Constituée de 26 demi-heures, cette émission créée par Jacques Lacoursière sur l’histoire du Québec et du Canada s’adressait aux élèves de 4e secondaire. Or, Radio-Québec ne possédant pas encore d’antenne, avec l’aide du ministère de l’Éducation, la chaîne a acheté du temps d’antenne pendant 26 semaines sur des postes de radio privée couvrant le territoire du Québec afin que l’émission soit diffusée chaque mardi après-midi.
« On n’avait pas du tout l’impression d’être des pionniers, se souvient Gilles Gougeon. On trouvait ça normal qu’on offre à des jeunes de faire des choses qui cassaient le moule de ce que la génération précédente avait fait. On n’avait pas de stress, on avait du plaisir. N’oubliez pas qu’en 1968,
on donnait énormément d’espace aux jeunes. Il suffisait d’exprimer notre volonté de faire quelque chose pour qu’on nous ouvre les portes; on nous faisait confiance. On ne se demandait pas si on allait bousculer Radio-Canada ni Télé-Métropole, on n’était pas en compétition avec eux. On se disait qu’on allait faire quelque chose de nouveau. »
C’est d’ailleurs parce que RadioQuébec incarnait la nouveauté qu’elle a permis au jeune journaliste de vivre un moment mémorable en compagnie de John Lennon alors qu’il travaillait sur une émission consacrée à l’histoire mondiale de la musique (laquelle n’a jamais vu le jour).

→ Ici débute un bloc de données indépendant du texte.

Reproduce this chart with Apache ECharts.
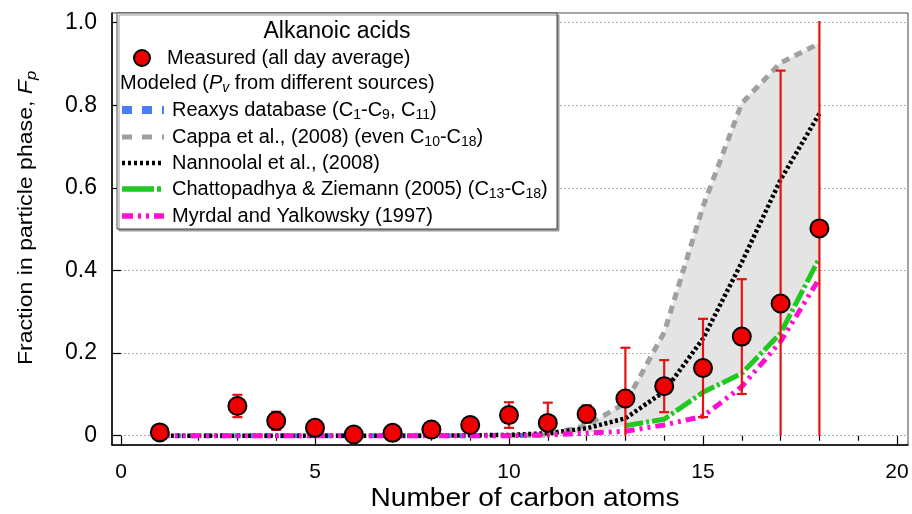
<!DOCTYPE html>
<html>
<head>
<meta charset="utf-8">
<script src="https://cdn.jsdelivr.net/npm/echarts@6/dist/echarts.min.js"></script>
<style>html,body{margin:0;padding:0;background:#fff}#c{width:912px;height:514px}</style>
</head>
<body>
<div id="c"></div>
<script>
// ---- data ----
const measuredX = [1, 3, 4, 5, 6, 7, 8, 9, 10, 11, 12, 13, 14, 15, 16, 17, 18];
const measuredY = [0.008, 0.072, 0.036, 0.019, 0.003, 0.007, 0.015, 0.026, 0.050, 0.031, 0.0525, 0.090, 0.120, 0.164, 0.240, 0.320, 0.502];
const measuredErr = [0, 0.027, 0.022, 0, 0, 0, 0, 0, 0.031, 0.049, 0.021, 0.123, 0.063, 0.119, 0.139, 0.564, 0.502];

const reaxysX = [1, 2, 3, 4, 5, 6, 7, 8, 9, 11];
const reaxysY = [0, 0, 0, 0, 0, 0, 0, 0, 0, 0.001];

const cappaX = [10, 11, 12, 13, 14, 15, 16, 17, 18];
const cappaY = [0.0, 0.002, 0.025, 0.079, 0.25, 0.555, 0.805, 0.903, 0.95];

const nannoolalX = [1, 2, 3, 4, 5, 6, 7, 8, 9, 10, 11, 12, 13, 14, 15, 16, 17, 18];
const nannoolalY = [0, 0, 0, 0, 0, 0, 0, 0, 0.001, 0.002, 0.006, 0.018, 0.042, 0.107, 0.235, 0.42, 0.62, 0.78];

const chattoX = [13, 14, 15, 16, 17, 18];
const chattoY = [0.024, 0.04, 0.105, 0.151, 0.248, 0.43];

const myrdalX = [1, 2, 3, 4, 5, 6, 7, 8, 9, 10, 11, 12, 13, 14, 15, 16, 17, 18];
const myrdalY = [0, 0, 0, 0, 0, 0, 0, 0, 0, 0, 0.002, 0.006, 0.011, 0.026, 0.047, 0.119, 0.228, 0.381];

const xTicks = [0, 5, 10, 15, 20];
const yTicks = [0, 0.2, 0.4, 0.6, 0.8, 1.0];

// ---- helpers ----
const FONT = '"Liberation Sans", Arial, Helvetica, sans-serif';
const pairs = (xs, ys) => xs.map((x, i) => [x, ys[i]]);

// shaded band: upper = Cappa, lower = Chattopadhya where available else Myrdal
const bandX = cappaX.filter(x => x >= 11);
const bandUpper = bandX.map(x => cappaY[cappaX.indexOf(x)]);
const bandLower = bandX.map(x => {
  const ci = chattoX.indexOf(x);
  if (ci >= 0) return chattoY[ci];
  return myrdalY[myrdalX.indexOf(x)];
});

const errData = measuredX.map((x, i) => [x, measuredY[i] - measuredErr[i], measuredY[i] + measuredErr[i], measuredErr[i]]);

const chart = echarts.init(document.getElementById('c'), null, {renderer: 'canvas'});

const lineSeries = (name, xs, ys, color, width, dash, z) => ({
  name, type: 'line', xAxisIndex: 0, yAxisIndex: 0,
  data: pairs(xs, ys), showSymbol: false, symbol: 'none', clip: false,
  lineStyle: {color, width, type: dash, cap: 'butt'}, z, animation: false
});

const legendRows = [
  {text: 'Reaxys database (C{sub|1}-C{sub|9}, C{sub|11})', color: '#4a7cf2', width: 8, dash: [10, 10], y: 110},
  {text: 'Cappa et al., (2008) (even C{sub|10}-C{sub|18})', color: '#a0a0a0', width: 5, dash: [10, 10], y: 137},
  {text: 'Nannoolal et al., (2008)', color: '#000000', width: 4.5, dash: [3, 3], y: 163},
  {text: 'Chattopadhya & Ziemann (2005) (C{sub|13}-C{sub|18})', color: '#22c822', width: 5.5, dash: [32, 3, 4, 3], y: 189},
  {text: 'Myrdal and Yalkowsky (1997)', color: '#ff10d0', width: 5.5, dash: [11, 5, 3, 5, 3, 5], y: 216}
];
const rich = {
  sub: {fontSize: 14, fontFamily: FONT, fill: '#000', lineHeight: 14, padding: [11, 0, 0, 0]},
  i: {fontSize: 20, fontFamily: FONT, fontStyle: 'italic', fill: '#000'},
  isub: {fontSize: 14, fontFamily: FONT, fontStyle: 'italic', fill: '#000', lineHeight: 14, padding: [11, 0, 0, 0]}
};
const richY = {
  i: {fontSize: 21, fontFamily: FONT, fontStyle: 'italic', fill: '#000'},
  isub: {fontSize: 15, fontFamily: FONT, fontStyle: 'italic', fill: '#000', lineHeight: 15, padding: [11, 0, 0, 0]}
};

const graphics = [
  {type: 'rect', shape: {x: 117, y: 13, width: 440, height: 216}, z: 100,
   style: {fill: '#fff', stroke: '#444', lineWidth: 1, shadowColor: '#999', shadowOffsetX: 2, shadowOffsetY: 2, shadowBlur: 0}},
  {type: 'text', z: 101, style: {text: 'Alkanoic acids', x: 337, y: 32, align: 'center', verticalAlign: 'middle', font: '23px ' + FONT, fill: '#000'}},
  {type: 'circle', z: 101, shape: {cx: 142, cy: 58, r: 8}, style: {fill: '#ee0000', stroke: '#000', lineWidth: 2}},
  {type: 'text', z: 101, style: {text: 'Measured (all day average)', x: 167, y: 58, verticalAlign: 'middle', font: '20px ' + FONT, fill: '#000'}},
  {type: 'text', z: 101, style: {text: 'Modeled ({i|P}{isub|v} from different sources)', rich, x: 120, y: 83, verticalAlign: 'middle', font: '20px ' + FONT, fill: '#000'}}
];
legendRows.forEach(r => {
  graphics.push({type: 'line', z: 101, shape: {x1: 122, y1: r.y, x2: 164, y2: r.y},
    style: {stroke: r.color, lineWidth: r.width, lineDash: r.dash, lineCap: 'butt'}});
  graphics.push({type: 'text', z: 101, style: {text: r.text, rich, x: 172, y: r.y, verticalAlign: 'middle', font: '20px ' + FONT, fill: '#000'}});
});
graphics.push({type: 'text', z: 101, x: 525, y: 499, scaleX: 1.08,
  style: {text: 'Number of carbon atoms', x: 0, y: 0, align: 'center', verticalAlign: 'middle', font: '26px ' + FONT, fill: '#000'}});
graphics.push({type: 'text', z: 101, rotation: Math.PI / 2, x: 26, y: 218, scaleX: 1.1,
  style: {text: 'Fraction in particle phase, {i|F}{isub|p}', rich: richY, x: 0, y: 0, align: 'center', verticalAlign: 'middle', font: '21px ' + FONT, fill: '#000'}});

const option = {
  animation: false,
  backgroundColor: '#fff',
  grid: [
    {left: 121, right: 15, top: 22.7, bottom: 78.29, containLabel: false, show: false},
    {left: 112, right: 4, top: 13, bottom: 69, show: true, borderColor: '#444', borderWidth: 1, backgroundColor: 'transparent', z: 0}
  ],
  xAxis: [
    {type: 'value', gridIndex: 0, min: xTicks[0], max: xTicks[xTicks.length - 1], interval: xTicks[1] - xTicks[0],
     offset: 9.3,
     axisLine: {show: false},
     axisTick: {show: true, inside: false, length: 10, lineStyle: {color: '#000', width: 1.2}},
     minorTick: {show: true, splitNumber: 5, length: 5, lineStyle: {color: '#000', width: 1.2}},
     axisLabel: {show: true, margin: 17, fontSize: 21, fontFamily: FONT, color: '#000'},
     splitLine: {show: false}},
    {type: 'value', gridIndex: 1, min: -0.232, max: 20.2835,
     axisLine: {show: true, onZero: false, lineStyle: {color: '#000', width: 1.5}},
     axisTick: {show: false}, axisLabel: {show: false}, splitLine: {show: false}}
  ],
  yAxis: [
    {type: 'value', gridIndex: 0, min: yTicks[0], max: yTicks[yTicks.length - 1], interval: yTicks[1] - yTicks[0],
     offset: 9,
     axisLine: {show: false},
     axisTick: {show: true, inside: false, length: 9, lineStyle: {color: '#000', width: 1.2}},
     axisLabel: {show: true, margin: 15, fontSize: 23, fontFamily: FONT, color: '#000',
       formatter: v => (v === 0 ? '0' : v.toFixed(1))},
     splitLine: {show: false}},
    {type: 'value', gridIndex: 1, min: -0.0225, max: 1.0235, splitNumber: 5,
     axisLine: {show: true, onZero: false, lineStyle: {color: '#000', width: 1.5}},
     axisTick: {show: false}, axisLabel: {show: false},
     splitLine: {show: true, lineStyle: {color: '#b0b0b0', width: 1, type: [2, 2]}}}
  ],
  graphic: graphics,
  series: [
    {type: 'custom', name: 'band', xAxisIndex: 0, yAxisIndex: 0, data: [[bandX[0], bandUpper[0]]], z: 1, clip: false,
     renderItem: (params, api) => {
       const pts = [];
       bandX.forEach((x, i) => pts.push(api.coord([x, bandUpper[i]])));
       for (let i = bandX.length - 1; i >= 0; i--) pts.push(api.coord([bandX[i], bandLower[i]]));
       return {type: 'polygon', shape: {points: pts}, style: {fill: '#e4e4e4', stroke: 'none'}};
     }},
    lineSeries('Reaxys database', reaxysX, reaxysY, '#4a7cf2', 5, [6, 9], 3),
    lineSeries('Cappa et al., (2008)', cappaX, cappaY, '#a0a0a0', 5, [8, 6], 3),
    lineSeries('Nannoolal et al., (2008)', nannoolalX, nannoolalY, '#000000', 4.5, [3, 2.5], 4),
    lineSeries('Chattopadhya & Ziemann (2005)', chattoX, chattoY, '#22c822', 5, [18, 3, 3, 3], 5),
    lineSeries('Myrdal and Yalkowsky (1997)', myrdalX, myrdalY, '#ff10d0', 5, [10, 5, 3, 5, 3, 5], 5),
    {type: 'custom', name: 'error', xAxisIndex: 0, yAxisIndex: 0, data: errData, z: 6, clip: false,
     encode: {x: 0, y: [1, 2]},
     renderItem: (params, api) => {
       const x = api.value(0), lo = api.value(1), hi = api.value(2), e = api.value(3);
       if (e <= 0) return null;
       const loC = Math.max(lo, 0), hiC = hi;
       const pLo = api.coord([x, loC]), pHi = api.coord([x, hiC]);
       const st = {stroke: '#e81010', lineWidth: 2.2};
       const children = [{type: 'line', shape: {x1: pLo[0], y1: pLo[1], x2: pHi[0], y2: pHi[1]}, style: st}];
       if (hi < 0.99) children.push({type: 'line', shape: {x1: pHi[0] - 5, y1: pHi[1], x2: pHi[0] + 5, y2: pHi[1]}, style: st});
       if (lo > 0.005) children.push({type: 'line', shape: {x1: pLo[0] - 5, y1: pLo[1], x2: pLo[0] + 5, y2: pLo[1]}, style: st});
       return {type: 'group', children};
     }},
    {type: 'scatter', name: 'Measured (all day average)', xAxisIndex: 0, yAxisIndex: 0, data: pairs(measuredX, measuredY),
     symbol: 'circle', symbolSize: 18, clip: false, z: 7,
     itemStyle: {color: '#ee0000', borderColor: '#000', borderWidth: 2, opacity: 1}}
  ]
};
chart.setOption(option);
</script>
</body>
</html>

«On était des centaines de journalistes et de groupies. À un moment donné, quelqu’un a dit: “Everybody
out, except Radio-Québec !” On est tombé sur le cul! Personne ne savait ce qu’était Radio-Québec en 1969 parce qu’il n’y avait pas d’antenne ni d’existence visuelle. Je suis resté seul avec John Lennon, Yoko Ono, le réalisateur et le preneur de son. J’ai passé une demi-heure au lit avec John Lennon pour parler de ses influences musicales. Il nous avait accueillis parce qu’on était une radio éducative», raconte celui que l’on retrouvera dix ans plus tard à Studio 1 et à L’objectif.
Bâtir une institution
Au cours de son histoire, Radio-Québec a connu des périodes mouvementées. Ainsi, en 1983, Radio-Québec voit sa tentative d’élargir le volet information échouer. En 1986, le rapport Gobeil remet en question l’avenir de cette chaîne éducative, culturelle et régionalisée. Des compressions budgétaires de 8 millions de dollars du gouvernement entraînent la mise à pied d’une centaine d’employés et la fermeture des bureaux régionaux. Et pourtant, RadioQuébec, qui allait devenir Télé-Québec en 1996, diffuse des émissions qui feront date.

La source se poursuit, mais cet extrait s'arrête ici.